When she was young, she had liked to say that she would never have regrets. Her life was her life, her choices her choices, and she would stand by it all. But she did have a regret now. She wished she had never had a child.

She pulled the care over to the curb, startled by the thought. It was true. She couldn’t wish her daughter away now, but if she had a time machine she would go back and erase the conception. Then there wouldn’t be this agony, there wouldn’t be the black times. She would have found other sources of love, and she wouldn’t have this gnawing emptiness. One tiny erasure and everything would be different. Catastrophe avoided.

I had never connected the myth of Demeter and Persephone with the contemporary legal structure of joint custody. Meloy’s stories often revolve around the legal world, family law in particular, and the emotions here strike genuinely.

However, I’m still not sure how to reconcile what we’ve read so far with the story’s next act, where the story shifts dramatically. At this point I was delighted to find reference to one of Meloy’s older short stories, “Four Lean Hounds, ca. 1976,” from her collection Half in Love (my review here). In that story, Demeter is a side character, probably the least mentioned of the four individuals who make up the two young married couples, best friends. At that time she is still married to Hank (they haven’t had Perry yet). The other couple is Duncan and Kay. All suffer when Duncan drowns while working on a dam with Hank. Grief-stricken, Hank and Kay sleep together: “The first time Hank slept with Kay — the only time — was the night her husband drowned.” In “Demeter,” we learn that Demeter and Duncan had been sleeping together for some time; and another result of the grief was Perry: “[Demeter and Hank] were moving around the death like two satellites in separate orbits when they collided in the bedroom and Perry was conceived.”

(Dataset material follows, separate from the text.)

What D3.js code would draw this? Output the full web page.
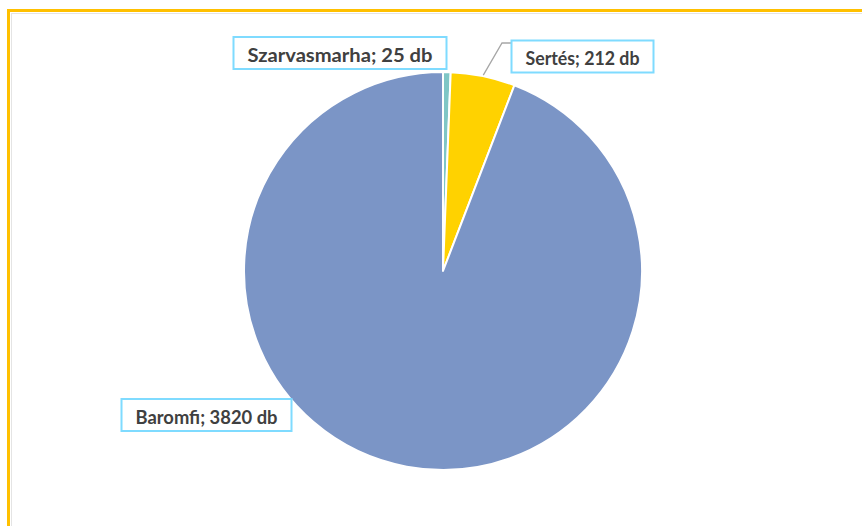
<!DOCTYPE html>
<html><head><meta charset="utf-8">
<script src="https://cdn.jsdelivr.net/npm/d3@7"></script>
<style>html,body{margin:0;padding:0;background:#fff;}svg{display:block;}</style>
</head><body>
<svg id="c" width="862" height="526"></svg>
<script>
const categories = ["Szarvasmarha", "Sertés", "Baromfi"];
const values = [25, 212, 3820];
const unit = "db";
const colors = ["#7FC6C6", "#FFD200", "#7B95C6"];

const svg = d3.select("#c");
// frame
svg.append("rect").attr("x", 11.5).attr("y", 13.5).attr("width", 900).attr("height", 600)
  .attr("fill", "none").attr("stroke", "#e4e4e4").attr("stroke-width", 1);
svg.append("rect").attr("x", 8.5).attr("y", 10.5).attr("width", 900).attr("height", 600)
  .attr("fill", "none").attr("stroke", "#FFC000").attr("stroke-width", 3);

const cx = 443, cy = 271, r = 199;
const pie = d3.pie().sort(null).value(d => d.v);
const data = categories.map((c, i) => ({c, v: values[i], col: colors[i]}));
const arcs = pie(data);
const arc = d3.arc().innerRadius(0).outerRadius(r);
const g = svg.append("g").attr("transform", `translate(${cx},${cy})`);
g.selectAll("path").data(arcs).join("path")
  .attr("d", arc).attr("fill", d => d.data.col)
  .attr("stroke", "#fff").attr("stroke-width", 2).attr("stroke-linejoin", "round");

// labels (layout positions: centre x, centre y, box width)
const labelPos = [
  {x: 340, y: 53, w: 213},
  {x: 582.5, y: 56.5, w: 142},
  {x: 206.5, y: 415, w: 170}
];
const lab = svg.append("g");
// leader line for Sertés
const aS = arcs[1];
const midS = (aS.startAngle + aS.endAngle) / 2;
const p0 = [cx + Math.sin(midS) * (r + 1), cy - Math.cos(midS) * (r + 1)];
lab.append("polyline")
  .attr("points", `${p0[0]},${p0[1]} 502,43 511,43`)
  .attr("fill", "none").attr("stroke", "#A6A6A6").attr("stroke-width", 1.3);

arcs.forEach((a, i) => {
  const p = labelPos[i];
  lab.append("rect").attr("x", p.x - p.w / 2).attr("y", p.y - 16)
    .attr("width", p.w).attr("height", 32)
    .attr("fill", "#fff").attr("stroke", "#7FDBFF").attr("stroke-width", 2);
  const t = lab.append("text").attr("x", p.x).attr("y", p.y + 1)
    .attr("text-anchor", "middle").attr("dominant-baseline", "central")
    .attr("font-family", "Lato, 'Open Sans', sans-serif").attr("font-weight", "bold")
    .attr("font-size", 19.5).attr("fill", "#404040")
    .text(`${a.data.c}; ${a.data.v} ${unit}`);
  const tw = t.node().getComputedTextLength();
  const target = p.w - 28;
  if (Math.abs(tw - target) > 2) t.attr("textLength", target).attr("lengthAdjust", "spacingAndGlyphs");
});
</script>
</body></html>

The story shifts because Demeter runs into Annie, Duncan and Kay’s daughter, at the swimming pool, and Demeter’s thoughts are centered now on Duncan, not on Perry. Ties to the Demeter myth continue, especially when there’s a freak snowstorm in August, but I’m having a difficult time putting part two of the story with part one. That said, it’s a puzzle I’m interested in thinking about, meaning the story succeeds for me, even if it is not one I’d put in Meloy’s top tier. I’m anxious to look into it again and to read anyone’s thoughts. I believe there is a lot here.